start

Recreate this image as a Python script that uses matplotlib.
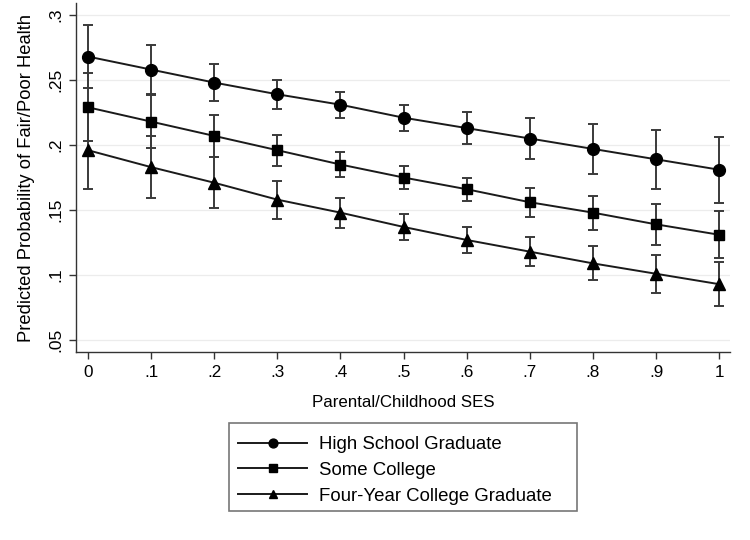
import matplotlib
matplotlib.use("Agg")
import matplotlib.pyplot as plt
from matplotlib.patches import Rectangle
import numpy as np

plt.rcParams['font.family'] = ['Liberation Sans', 'DejaVu Sans']

# ── Data ─────────────────────────────────────────────────────────────────────
ses = [0.0, 0.1, 0.2, 0.3, 0.4, 0.5, 0.6, 0.7, 0.8, 0.9, 1.0]

hs_prob = [0.268, 0.258, 0.248, 0.239, 0.231, 0.221, 0.213, 0.205, 0.197, 0.189, 0.181]
hs_err  = [0.024, 0.019, 0.0145, 0.011, 0.010, 0.010, 0.0125, 0.016, 0.019, 0.0225, 0.0255]

sc_prob = [0.229, 0.218, 0.207, 0.196, 0.185, 0.175, 0.166, 0.156, 0.148, 0.139, 0.131]
sc_err  = [0.026, 0.0205, 0.016, 0.012, 0.0098, 0.0085, 0.009, 0.011, 0.013, 0.0155, 0.018]

fy_prob = [0.196, 0.183, 0.171, 0.158, 0.148, 0.137, 0.127, 0.118, 0.109, 0.101, 0.093]
fy_err  = [0.030, 0.024, 0.0195, 0.0145, 0.0115, 0.010, 0.010, 0.011, 0.013, 0.0146, 0.017]

series_labels = ['High School Graduate', 'Some College', 'Four-Year College Graduate']
x_ticks = [0.0, 0.1, 0.2, 0.3, 0.4, 0.5, 0.6, 0.7, 0.8, 0.9, 1.0]
x_ticklabels = ['0', '.1', '.2', '.3', '.4', '.5', '.6', '.7', '.8', '.9', '1']
y_ticks = [0.05, 0.10, 0.15, 0.20, 0.25, 0.30]
y_ticklabels = ['.05', '.1', '.15', '.2', '.25', '.3']

# ── Figure ───────────────────────────────────────────────────────────────────
fig = plt.figure(figsize=(7.5, 5.4), dpi=100, facecolor='white')
ax = fig.add_axes([0.1013, 0.348, 0.872, 0.646])

series = [(hs_prob, hs_err, 'o', 8.5),
          (sc_prob, sc_err, 's', 7.5),
          (fy_prob, fy_err, '^', 8.0)]

handles = []
for (p, e, m, ms), lab in zip(series, series_labels):
    ax.errorbar(ses, p, yerr=e, fmt='none', ecolor='#3a3a3a',
                elinewidth=1.4, capsize=3.5, capthick=1.4, zorder=2)
    h, = ax.plot(ses, p, color='#1a1a1a', lw=1.4, marker=m, ms=ms,
                 mfc='black', mec='black', label=lab, zorder=3)
    handles.append(h)

ax.set_xlim(-0.019, 1.017)
ax.set_ylim(0.0408, 0.309)
ax.set_xticks(x_ticks)
ax.set_xticklabels(x_ticklabels, fontsize=12.3)
ax.set_yticks(y_ticks)
ax.set_yticklabels(y_ticklabels, fontsize=12.5, rotation=90, va='center')

for y in y_ticks:
    ax.axhline(y, color='#ececec', lw=0.9, zorder=0)

for s in ['top', 'right']:
    ax.spines[s].set_visible(False)
for s in ['left', 'bottom']:
    ax.spines[s].set_color('#333333')
    ax.spines[s].set_linewidth(1.0)
ax.tick_params(direction='out', length=5, width=1.0, color='#333333', pad=4)

ax.set_xlabel('Parental/Childhood SES', fontsize=12.2, labelpad=11)
ax.set_ylabel('Predicted Probability of Fair/Poor Health', fontsize=13.2, labelpad=10)

# ── Legend: entries without frame, box drawn separately (wider than content) ──
LX0, LY0, LW, LH = 229 / 750, 1 - 511 / 540, 348 / 750, 88 / 540
fig.patches.append(Rectangle((LX0, LY0), LW, LH, transform=fig.transFigure,
                             fill=False, edgecolor='#777777', lw=1.2))
leg = fig.legend(handles, series_labels, loc='upper left',
                 bbox_to_anchor=(LX0, LY0 + LH - 4 / 540),
                 fontsize=13.4, frameon=False, handlelength=3.7,
                 handletextpad=0.65, borderpad=0.5, labelspacing=0.46,
                 markerscale=0.75, borderaxespad=0)

fig.savefig('out.png', dpi=100, facecolor='white')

end

Problem details
Repeat verbatim all the material, but not the pictures.

Written response
Recreate this image as a Python script that uses matplotlib.
import matplotlib
matplotlib.use("Agg")
import matplotlib.pyplot as plt
from matplotlib.patches import Rectangle
import numpy as np

plt.rcParams['font.family'] = ['Liberation Sans', 'DejaVu Sans']

# ── Data ─────────────────────────────────────────────────────────────────────
ses = [0.0, 0.1, 0.2, 0.3, 0.4, 0.5, 0.6, 0.7, 0.8, 0.9, 1.0]

hs_prob = [0.268, 0.258, 0.248, 0.239, 0.231, 0.221, 0.213, 0.205, 0.197, 0.189, 0.181]
hs_err  = [0.024, 0.019, 0.0145, 0.011, 0.010, 0.010, 0.0125, 0.016, 0.019, 0.0225, 0.0255]

sc_prob = [0.229, 0.218, 0.207, 0.196, 0.185, 0.175, 0.166, 0.156, 0.148, 0.139, 0.131]
sc_err  = [0.026, 0.0205, 0.016, 0.012, 0.0098, 0.0085, 0.009, 0.011, 0.013, 0.0155, 0.018]

fy_prob = [0.196, 0.183, 0.171, 0.158, 0.148, 0.137, 0.127, 0.118, 0.109, 0.101, 0.093]
fy_err  = [0.030, 0.024, 0.0195, 0.0145, 0.0115, 0.010, 0.010, 0.011, 0.013, 0.0146, 0.017]

series_labels = ['High School Graduate', 'Some College', 'Four-Year College Graduate']
x_ticks = [0.0, 0.1, 0.2, 0.3, 0.4, 0.5, 0.6, 0.7, 0.8, 0.9, 1.0]
x_ticklabels = ['0', '.1', '.2', '.3', '.4', '.5', '.6', '.7', '.8', '.9', '1']
y_ticks = [0.05, 0.10, 0.15, 0.20, 0.25, 0.30]
y_ticklabels = ['.05', '.1', '.15', '.2', '.25', '.3']

# ── Figure ───────────────────────────────────────────────────────────────────
fig = plt.figure(figsize=(7.5, 5.4), dpi=100, facecolor='white')
ax = fig.add_axes([0.1013, 0.348, 0.872, 0.646])

series = [(hs_prob, hs_err, 'o', 8.5),
          (sc_prob, sc_err, 's', 7.5),
          (fy_prob, fy_err, '^', 8.0)]

handles = []
for (p, e, m, ms), lab in zip(series, series_labels):
    ax.errorbar(ses, p, yerr=e, fmt='none', ecolor='#3a3a3a',
                elinewidth=1.4, capsize=3.5, capthick=1.4, zorder=2)
    h, = ax.plot(ses, p, color='#1a1a1a', lw=1.4, marker=m, ms=ms,
                 mfc='black', mec='black', label=lab, zorder=3)
    handles.append(h)

ax.set_xlim(-0.019, 1.017)
ax.set_ylim(0.0408, 0.309)
ax.set_xticks(x_ticks)
ax.set_xticklabels(x_ticklabels, fontsize=12.3)
ax.set_yticks(y_ticks)
ax.set_yticklabels(y_ticklabels, fontsize=12.5, rotation=90, va='center')

for y in y_ticks:
    ax.axhline(y, color='#ececec', lw=0.9, zorder=0)

for s in ['top', 'right']:
    ax.spines[s].set_visible(False)
for s in ['left', 'bottom']:
    ax.spines[s].set_color('#333333')
    ax.spines[s].set_linewidth(1.0)
ax.tick_params(direction='out', length=5, width=1.0, color='#333333', pad=4)

ax.set_xlabel('Parental/Childhood SES', fontsize=12.2, labelpad=11)
ax.set_ylabel('Predicted Probability of Fair/Poor Health', fontsize=13.2, labelpad=10)

# ── Legend: entries without frame, box drawn separately (wider than content) ──
LX0, LY0, LW, LH = 229 / 750, 1 - 511 / 540, 348 / 750, 88 / 540
fig.patches.append(Rectangle((LX0, LY0), LW, LH, transform=fig.transFigure,
                             fill=False, edgecolor='#777777', lw=1.2))
leg = fig.legend(handles, series_labels, loc='upper left',
                 bbox_to_anchor=(LX0, LY0 + LH - 4 / 540),
                 fontsize=13.4, frameon=False, handlelength=3.7,
                 handletextpad=0.65, borderpad=0.5, labelspacing=0.46,
                 markerscale=0.75, borderaxespad=0)

fig.savefig('out.png', dpi=100, facecolor='white')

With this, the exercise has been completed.